Google's Vic Gundotra: Read/Write API for Google+ Not Coming Anytime Soon
At the annual SxSW conference in Austin today, Google+'s spiritual father and Google's senior vice president of engineering Vic Gundotra took the stage for a fireside chat with Guy Kawasaki. In the wide-ranging interview, Kawasaki and Gundotra touched upon a number of issues ranging from privacy to API access to the metrics Google is using to judge the success of Google+.
What is Google+?
Asked about what Google+ actually is, Gundotra answered that, at its simplest, it is a social layer across all of Google's services. For Gundotra, what was missing on Google before Google+ was its ability to really understand its users and their connections. The challenge, in Gundotra's view, is that most people don't actually quite understand this. His argument is that what Google+'s users see and experience on Google+ is heavily dependent on their preconceived notions. "People's expectations," he said, "and their experiences with social sites, have been very conservative."
Asked about where Google would draw the line between just being useful and becoming evil, Gundotra noted that users can just delete their accounts and move to another service. The general feeling one got from watching Gundotra was that in his view, those who don't quite get Google+ are probably not using it right and not looking at it in the right way.

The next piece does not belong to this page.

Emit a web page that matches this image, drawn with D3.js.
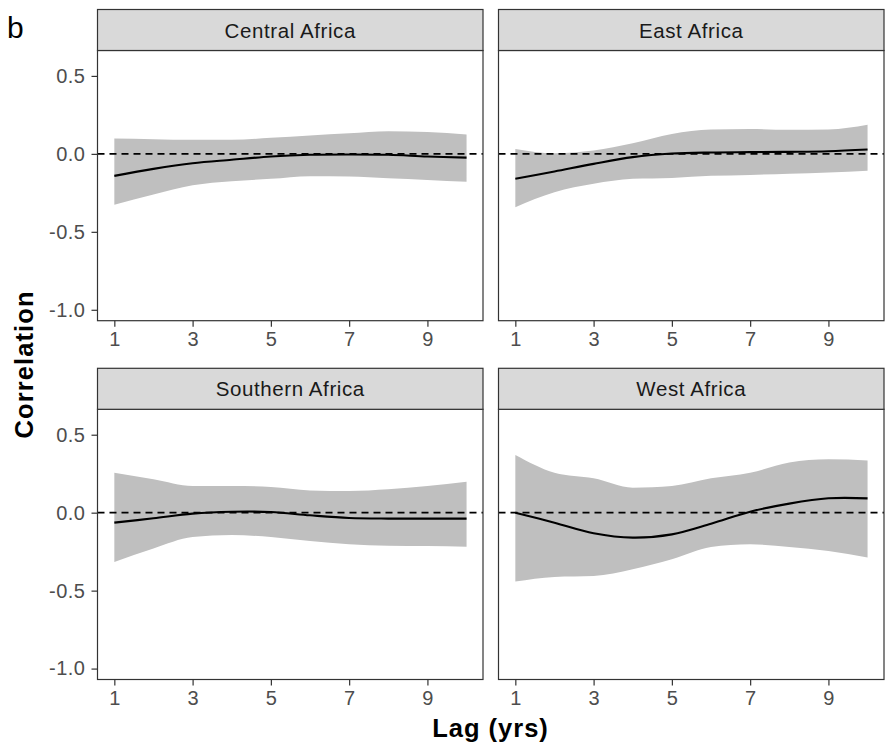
<!DOCTYPE html>
<html>
<head>
<meta charset="utf-8">
<script src="https://cdn.jsdelivr.net/npm/d3@7"></script>
<style>
  html, body { margin: 0; padding: 0; background: #ffffff; }
  svg { display: block; font-family: "Liberation Sans", Arial, sans-serif; }
</style>
</head>
<body>
<svg id="chart" width="885" height="748"></svg>
<script>
// Lag-correlation curves with confidence bands, one facet per region
const lags = [1, 2, 3, 4, 5, 6, 7, 8, 9, 10];
const regions = ["Central Africa", "East Africa", "Southern Africa", "West Africa"];

const centralFit   = [-0.141, -0.096, -0.060, -0.038, -0.017, -0.006, -0.004, -0.006, -0.017, -0.024];
const centralLower = [-0.327, -0.261, -0.201, -0.175, -0.160, -0.143, -0.145, -0.156, -0.167, -0.179];
const centralUpper = [0.098, 0.094, 0.090, 0.090, 0.103, 0.118, 0.132, 0.145, 0.141, 0.124];

const eastFit   = [-0.160, -0.113, -0.064, -0.021, 0.002, 0.009, 0.011, 0.013, 0.017, 0.028];
const eastLower = [-0.342, -0.246, -0.192, -0.160, -0.154, -0.141, -0.135, -0.128, -0.120, -0.109];
const eastUpper = [0.032, 0.004, 0.021, 0.068, 0.128, 0.156, 0.160, 0.154, 0.156, 0.186];

const southernFit   = [-0.064, -0.036, -0.006, 0.006, 0.004, -0.017, -0.034, -0.038, -0.038, -0.038];
const southernLower = [-0.316, -0.229, -0.156, -0.143, -0.156, -0.182, -0.203, -0.212, -0.214, -0.218];
const southernUpper = [0.256, 0.214, 0.171, 0.171, 0.165, 0.143, 0.139, 0.150, 0.171, 0.199];

const westFit   = [0.000, -0.064, -0.132, -0.160, -0.139, -0.071, 0.006, 0.058, 0.092, 0.092];
const westLower = [-0.442, -0.412, -0.406, -0.363, -0.299, -0.220, -0.203, -0.220, -0.246, -0.288];
const westUpper = [0.370, 0.256, 0.220, 0.160, 0.171, 0.220, 0.256, 0.321, 0.342, 0.335];

const xTicks = [1, 3, 5, 7, 9];
const yTicks = [-1.0, -0.5, 0.0, 0.5];

const seriesByRegion = [
  { fit: centralFit, lower: centralLower, upper: centralUpper },
  { fit: eastFit, lower: eastLower, upper: eastUpper },
  { fit: southernFit, lower: southernLower, upper: southernUpper },
  { fit: westFit, lower: westLower, upper: westUpper }
];

// facet layout
const colX = [97.5, 498.5];
const panelW = 385.5;
const stripTop = [9.5, 368.3];
const stripH = 41;
const plotH = 270.2;

const svg = d3.select("#chart");
const ink = "#333333";
const tickColor = "#4d4d4d";

regions.forEach((name, i) => {
  const col = i % 2, row = Math.floor(i / 2);
  const x0 = colX[col];
  const sTop = stripTop[row];
  const pTop = sTop + stripH;

  const x = d3.scaleLinear().domain([0.57, 10.42]).range([x0, x0 + panelW]);
  const y = d3.scaleLinear().domain([-1.07, 0.663]).range([pTop + plotH, pTop]);

  const s = seriesByRegion[i];
  const rows = lags.map((l, k) => ({ lag: l, fit: s.fit[k], lo: s.lower[k], hi: s.upper[k] }));

  const g = svg.append("g");

  // panel background
  g.append("rect").attr("x", x0).attr("y", pTop).attr("width", panelW).attr("height", plotH)
    .attr("fill", "#ffffff");

  // confidence band
  g.append("path").datum(rows)
    .attr("fill", "#bfbfbf")
    .attr("d", d3.area().curve(d3.curveMonotoneX)
      .x(d => x(d.lag)).y0(d => y(d.lo)).y1(d => y(d.hi)));

  // zero reference
  g.append("line")
    .attr("x1", x0).attr("x2", x0 + panelW)
    .attr("y1", y(0)).attr("y2", y(0))
    .attr("stroke", "#000000").attr("stroke-width", 1.6)
    .attr("stroke-dasharray", "7,5");

  // fitted curve
  g.append("path").datum(rows)
    .attr("fill", "none").attr("stroke", "#000000").attr("stroke-width", 2.1)
    .attr("d", d3.line().curve(d3.curveCatmullRom.alpha(0.5))
      .x(d => x(d.lag)).y(d => y(d.fit)));

  // panel border
  g.append("rect").attr("x", x0).attr("y", pTop).attr("width", panelW).attr("height", plotH)
    .attr("fill", "none").attr("stroke", ink).attr("stroke-width", 1.2);

  // strip
  g.append("rect").attr("x", x0).attr("y", sTop).attr("width", panelW).attr("height", stripH)
    .attr("fill", "#d9d9d9").attr("stroke", ink).attr("stroke-width", 1.2);
  g.append("text")
    .attr("x", x0 + panelW / 2).attr("y", sTop + stripH / 2)
    .attr("text-anchor", "middle").attr("dominant-baseline", "central")
    .attr("font-size", 20.5).attr("letter-spacing", 0.6).attr("fill", "#1a1a1a")
    .text(name);

  // x axis
  const xAxis = g.append("g").attr("transform", `translate(0,${pTop + plotH})`)
    .call(d3.axisBottom(x).tickValues(xTicks).tickSize(6).tickPadding(5).tickFormat(d3.format("d")));
  xAxis.select(".domain").remove();
  xAxis.selectAll(".tick line").attr("stroke", ink).attr("stroke-width", 1.2);
  xAxis.selectAll(".tick text").attr("fill", tickColor).attr("font-size", 20)
    .attr("font-family", "Liberation Sans, Arial, sans-serif");

  // y axis on the left column only
  if (col === 0) {
    const yAxis = g.append("g").attr("transform", `translate(${x0},0)`)
      .call(d3.axisLeft(y).tickValues(yTicks).tickSize(6).tickPadding(6).tickFormat(d => d.toFixed(1)));
    yAxis.select(".domain").remove();
    yAxis.selectAll(".tick line").attr("stroke", ink).attr("stroke-width", 1.2);
    yAxis.selectAll(".tick text").attr("fill", tickColor).attr("font-size", 20)
      .attr("letter-spacing", 0.5)
      .attr("font-family", "Liberation Sans, Arial, sans-serif");
  }
});

// axis titles and panel tag
svg.append("text")
  .attr("x", 490.5).attr("y", 737)
  .attr("text-anchor", "middle").attr("font-weight", "bold").attr("font-size", 25.5)
  .attr("letter-spacing", 1).attr("fill", "#000000").text("Lag (yrs)");

svg.append("text")
  .attr("transform", "translate(33,364.5) rotate(-90)")
  .attr("text-anchor", "middle").attr("font-weight", "bold").attr("font-size", 25.5)
  .attr("letter-spacing", 1.1).attr("fill", "#000000").text("Correlation");

svg.append("text")
  .attr("x", 7).attr("y", 38)
  .attr("font-size", 30).attr("fill", "#000000").text("b");
</script>
</body>
</html>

API: Not Going to be Released Anytime Soon
As for a full read/write API that would give developers access to the stream and allow them to post to it, Gundotra noted that he doesn't quite want to do it yet. In his view, just opening up an API would pollute the stream. Gundotra says he isn't sure that API would even be released this year. Google, he says, wants "to do right by developers" and not have to pull access to the API at some point in the future because it didn't get it right.
Sill No Clear Information About Metrics
Asked about metrics, Gundotra said that the numbers are "pretty staggering" but wouldn't disclose any meaningful numbers. He said that 50 million people now sign in to Google+ daily and over 100 million active users in the last 30 days. Google, of course, has been using just these numbers for a while now, but given that they also include users who just sign in to other services that are somehow linked to Google+ (including Google search), this isn't really useful information.
Because Google defines Google+ as a social layer on top of all of Google, the scale of these numbers makes sense, but they don't really give us any indication how well the Google+ as a social network is really doing. Gundotra, however, clearly didn't want to address these numbers. Most pundits have been taking Google's reluctance to talk about this as a sign that the numbers probably aren't great, or Google would be talking about them all the time.